夜、酔っ払って高田馬場の住宅街を歩いていると、狭い上り坂の途中に洋館風のアパートがあった。そのアパートの前には大きなカリンの木が植えてあって、家の前を通り過ぎると高貴な香りが鼻をなで、何故か俺は、あんな美人はこんな家に住んでいるに違いないと思ったものだ。

 

赤いパンプスに泥をつけた、美しい障害者。カリンのあるアパートで暮らしている。なんていいんだろう。俺は現実と空想をごちゃまぜにして、その女性のイメージを膨らませ、苦しい胸に自分勝手な絵を描いた。
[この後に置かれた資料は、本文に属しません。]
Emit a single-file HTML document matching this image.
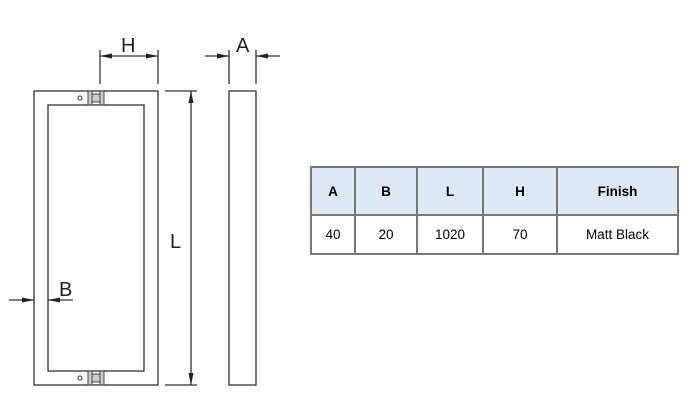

もうこの人とは一生、一言も話すことなくお互いにこの世から消えてしまう。そのはかなく辛い現実の前で、俺は女のようによろめき、胸を押さえて、立ち止まっていた。

 

それから何年たったことだろう。高田馬場にある公立の図書館に用事があって、広い図書館の中を歩き回っていたときに、視聴覚ライブラリーの受付にあの女が座っていたのである。彼女はそこに勤める職員で、だから毎日駅前に自転車を置いて通っていたのだ。

 

しかし、俺はそのときもう胸をふるわせることはなかった。そのとき俺は、美人で金持ちで高慢で鼻持ちならない韓国の留学生と同棲していて、肉欲の虜になっていたからである。風呂屋に描かれたペンキ絵の富士山を愛撫しているうちに、俺は赤い靴の女の特別な美しさを忘れてしまっていたのだ。

 

今、つくづく後悔している。下らぬ肉欲に溺れていた俺の心から、あの赤い靴の女の面影が消えてしまったことを。なぜあの時、受付にいる女性に声をかける気持ちになれなかったのか。肉欲は罪である。臆病は罪である。

 

本当にもう一生会うことが出来ないあの女。今はどんな暮らしをしているだろう。
あなたは、なぜあの時赤いパンプスに赤土をつけていたのですか?
なぜ俺を見て、にっこり微笑んだのですか?
あなたの声を聞かせてください。